Abortion Story: France
Submitted to Abort73 by a 20-year-old woman on January 20, 2016.
I have been crying for hours now. I just can't take it anymore. So here's my sad story. I was 18 at the time, and my boyfriend was 19. We were both still living with our parents. I found out that I was pregnant and told only my boyfriend. We were crying, hugging and smiling all at once. We’d been together since we were 15 and were madly in love, but we still came to the tough decision to have an abortion. We weren't sure of what to do, because we were too young and didn't even finish our school. But the minute we started considering abortion, we both felt so guilty.
Meanwhile my mother was going through my stuff and found my pregnancy test. She immediately told my father. They both were mad and disappointed at me; they screamed at me and told me that I have to get an abortion. I didn't even hear one word of support from my own mother. So my mother scheduled an abortion. The entire time I was crying, nervous and confused, and my boyfriend also. Every night I would lay in bed, with my hand on my stomach, feeling my baby. I somehow knew I couldn't kill him, but I had no idea how I was going to survive with a kid.
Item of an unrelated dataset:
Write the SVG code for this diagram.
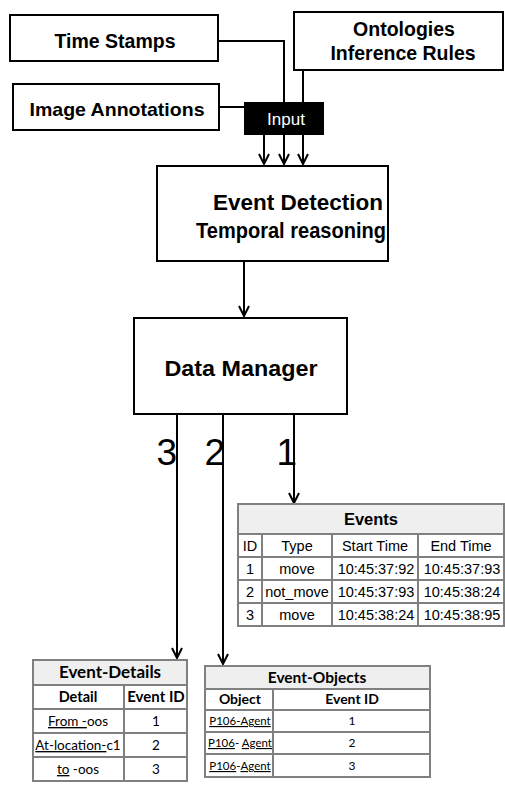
<svg xmlns="http://www.w3.org/2000/svg" width="505" height="788" viewBox="0 0 505 788">
<style>
.box{fill:#fff;stroke:#000;stroke-width:2}
.lbl{font-family:"Liberation Sans",Arial,sans-serif;font-weight:bold;fill:#000;text-anchor:middle}
.con{fill:none;stroke:#000;stroke-width:2}
.num{font-family:"Liberation Sans",Arial,sans-serif;font-size:37px;fill:#000;text-anchor:end}
.tb{fill:#fff;stroke:#808080;stroke-width:2}
.th{fill:#efefef;stroke:#808080;stroke-width:2}
.tl{stroke:#808080;stroke-width:2}
.ta{font-family:"Liberation Sans",Arial,sans-serif;font-size:14.5px;fill:#000;text-anchor:middle}
.tc{font-family:Lato,"Noto Sans",sans-serif;fill:#000;text-anchor:middle}
.u{text-decoration:underline}
</style>
<defs>
<marker id="ah" viewBox="0 0 12 12" refX="11" refY="6" markerWidth="12" markerHeight="12" markerUnits="userSpaceOnUse" orient="auto">
<path d="M1,1 L11,6 L1,11" fill="none" stroke="#000" stroke-width="2"/>
</marker>
</defs>

<g id="connectors">
<polyline class="con" points="218,41 284,41 284,102"/>
<line class="con" x1="303" y1="70" x2="303" y2="102"/>
<line class="con" x1="219" y1="107" x2="244" y2="107"/>
<line class="con" x1="264" y1="135" x2="264" y2="164" marker-end="url(#ah)"/>
<line class="con" x1="284" y1="135" x2="284" y2="164" marker-end="url(#ah)"/>
<line class="con" x1="303" y1="135" x2="303" y2="164" marker-end="url(#ah)"/>
<line class="con" x1="244" y1="261" x2="244" y2="316" marker-end="url(#ah)"/>
<line class="con" x1="294" y1="414" x2="294" y2="503" marker-end="url(#ah)"/>
<line class="con" x1="223" y1="414" x2="223" y2="664" marker-end="url(#ah)"/>
<line class="con" x1="177" y1="414" x2="177" y2="658" marker-end="url(#ah)"/>
<text class="num" x="177" y="465">3</text>
<text class="num" x="225" y="465">2</text>
<text class="num" x="297" y="465">1</text>
</g>

<g id="time-stamps">
<rect class="box" x="10" y="15" width="208" height="46"/>
<text class="lbl" x="115" y="48" font-size="19.5">Time Stamps</text>
</g>
<g id="ontologies">
<rect class="box" x="294" y="12" width="209" height="58"/>
<text class="lbl" x="404" y="36" font-size="19.5">Ontologies</text>
<text class="lbl" x="403" y="60" font-size="19.5">Inference Rules</text>
</g>
<g id="image-annotations">
<rect class="box" x="13" y="84" width="206" height="46"/>
<text class="lbl" x="117" y="116" font-size="19" textLength="175" lengthAdjust="spacingAndGlyphs">Image Annotations</text>
</g>
<g id="input">
<rect x="244" y="102" width="80" height="33" fill="#000"/>
<text x="286" y="125" font-family="Liberation Sans,Arial,sans-serif" font-size="17" fill="#fff" text-anchor="middle">Input</text>
</g>
<g id="event-detection">
<rect class="box" x="157" y="166" width="231" height="95"/>
<text class="lbl" x="298" y="210" font-size="21.5" textLength="170" lengthAdjust="spacingAndGlyphs">Event  Detection</text>
<text class="lbl" x="291" y="238" font-size="21.5" textLength="190" lengthAdjust="spacingAndGlyphs">Temporal reasoning</text>
</g>
<g id="data-manager">
<rect class="box" x="134" y="318" width="213" height="96"/>
<text class="lbl" x="241" y="376" font-size="22" textLength="153" lengthAdjust="spacingAndGlyphs">Data Manager</text>
</g>

<g id="events">
<rect class="tb" x="238" y="504" width="266" height="122"/>
<rect class="th" x="238" y="504" width="266" height="30"/>
<line class="tl" x1="238" y1="557" x2="504" y2="557"/>
<line class="tl" x1="238" y1="580" x2="504" y2="580"/>
<line class="tl" x1="238" y1="603" x2="504" y2="603"/>
<line class="tl" x1="262" y1="534" x2="262" y2="626"/>
<line class="tl" x1="332" y1="534" x2="332" y2="626"/>
<line class="tl" x1="418" y1="534" x2="418" y2="626"/>
<text x="371" y="525" font-family="Liberation Sans,Arial,sans-serif" font-size="16.5" font-weight="bold" text-anchor="middle">Events</text>
<text class="ta" x="250" y="551">ID</text>
<text class="ta" x="297" y="551">Type</text>
<text class="ta" x="375" y="551">Start Time</text>
<text class="ta" x="461" y="551">End Time</text>
<text class="ta" x="250" y="574">1</text>
<text class="ta" x="297" y="574">move</text>
<text class="ta" x="376" y="574">10:45:37:92</text>
<text class="ta" x="462" y="574">10:45:37:93</text>
<text class="ta" x="250" y="597">2</text>
<text class="ta" x="297" y="597">not_move</text>
<text class="ta" x="376" y="597">10:45:37:93</text>
<text class="ta" x="462" y="597">10:45:38:24</text>
<text class="ta" x="250" y="620">3</text>
<text class="ta" x="297" y="620">move</text>
<text class="ta" x="376" y="620">10:45:38:24</text>
<text class="ta" x="462" y="620">10:45:38:95</text>
</g>

<g id="event-details">
<rect class="tb" x="33" y="660" width="154" height="121"/>
<rect class="th" x="33" y="660" width="154" height="25"/>
<line class="tl" x1="33" y1="709" x2="187" y2="709"/>
<line class="tl" x1="33" y1="733" x2="187" y2="733"/>
<line class="tl" x1="33" y1="757" x2="187" y2="757"/>
<line class="tl" x1="124" y1="685" x2="124" y2="781"/>
<text class="tc" x="110" y="678" font-size="17" font-weight="bold">Event-Details</text>
<text class="tc" x="78" y="702" font-size="14.5" font-weight="bold">Detail</text>
<text class="tc" x="156" y="702" font-size="15" font-weight="bold">Event ID</text>
<text class="tc" x="78" y="726" font-size="13.5"><tspan class="u">From -</tspan>oos</text>
<text class="tc" x="156" y="726" font-size="13.5">1</text>
<text class="tc" x="78" y="750" font-size="13.5"><tspan class="u">At-location-</tspan>c1</text>
<text class="tc" x="156" y="750" font-size="13.5">2</text>
<text class="tc" x="78" y="774" font-size="13.5"><tspan class="u">to</tspan> -oos</text>
<text class="tc" x="156" y="774" font-size="13.5">3</text>
</g>

<g id="event-objects">
<rect class="tb" x="205" y="666" width="225" height="111"/>
<rect class="th" x="205" y="666" width="225" height="23"/>
<line class="tl" x1="205" y1="710" x2="430" y2="710"/>
<line class="tl" x1="205" y1="732" x2="430" y2="732"/>
<line class="tl" x1="205" y1="754" x2="430" y2="754"/>
<line class="tl" x1="273" y1="689" x2="273" y2="777"/>
<text class="tc" x="317" y="683" font-size="15.5" font-weight="bold">Event-Objects</text>
<text class="tc" x="240" y="704" font-size="14" font-weight="bold">Object</text>
<text class="tc" x="352" y="704" font-size="14" font-weight="bold">Event ID</text>
<text class="tc" x="240" y="725" font-size="11.5"><tspan class="u">P106-Agent</tspan></text>
<text class="tc" x="352" y="725" font-size="12">1</text>
<text class="tc" x="240" y="747" font-size="11.5"><tspan class="u">P106</tspan>- <tspan class="u">Agent</tspan></text>
<text class="tc" x="352" y="747" font-size="12">2</text>
<text class="tc" x="240" y="770" font-size="11.5"><tspan class="u">P106</tspan>-<tspan class="u">Agent</tspan></text>
<text class="tc" x="352" y="770" font-size="12">3</text>
</g>
</svg>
So the day came; I woke up and sat in my dad’s car. I was so traumatized from all the screaming and pressure that I don’t even remember that morning. I left for the hospital and I didn’t even tell my boyfriend. He called me on my phone, and I told him where I was. He said that he needs to be there. After that, something in my head clicked and I just couldn’t go through with it. I imagined three of us playing, as a happy family. But I was there, crying in the bathroom, so alone, so sad and stupid. I tried to reach my boyfriend, but I couldn’t because his phone ran out of battery. So I went to get an ultrasound. I was lying there for five minutes when my doctor told me that I was six weeks pregnant, but he couldn’t find a heartbeat, or a baby at all in that little round sack. He then called in his colleagues, and a female doctor found my baby, but it was 4 times smaller than it should have been at the time, and then I heard it. A tiny quiet irregular beat that was there for a beat or two, and then gone. Then one beat. and gone for a minute.
The ultrasound lasted for 20 minutes, and I just looked at the screen, wishing that my boyfriend could be there to hold my hand. Finally the doctors told me that the baby appears to be not growing normally, and that I should do an abortion. My first thought was: what if it hurts me? I’ve had ovarian and abdominal medical problems since I was a kid. I can’t believe now that I was so selfish to not think of my baby.
I just cant stop crying as I’m writing this. So I did it. I went into the scary room, looked at the scary doctors, and I let them take my baby. And now I read in forums that some women hear regular heartbeats way later, and their baby starts to develop normally at 8-9 weeks. I didn't even ask if I could come for another appointment, to see if it’s growing. I just let him or her down. I was the only thing in the world to that little baby, and I never thought of him first. I was worried about myself. My boyfriend was devastated and not ready for the fact that I did it on my own, with him not giving his say into it. I was broken for months, crying and hating my parents for forcing me into all that. Now that I think of it, it was probably my own fault that my baby was not developing right, with all the crying and getting nervous and shaking of fear. I was such a kid then. Now, I would do everything differently.
Today I live with that same boyfriend—I couldn’t stand being near my parents. He is mentally crushed from it even more than myself. He just can’t believe that in the end, I didn’t tell the doctors to go screw themselves and wait to see if my baby would grow through a few weeks. He cant forgive himself, and neither can I. He sometimes gets really mad at the entire situation, and he takes it all out on me. He calls me names, even hit me a few times. He had a really horrible childhood, and is probably clinically depressed. I want to help him get over it, but I can’t. I just can’t take all this any more. It has been two years, and I’m starting to think I will never recover. I cry every day. The man I love more than anything hates me, and I killed my baby when all he needed was a chance. I sometimes spend hours imagining how our life would be so pretty, just the three of us. I don’t know what to do. I’m completely alone.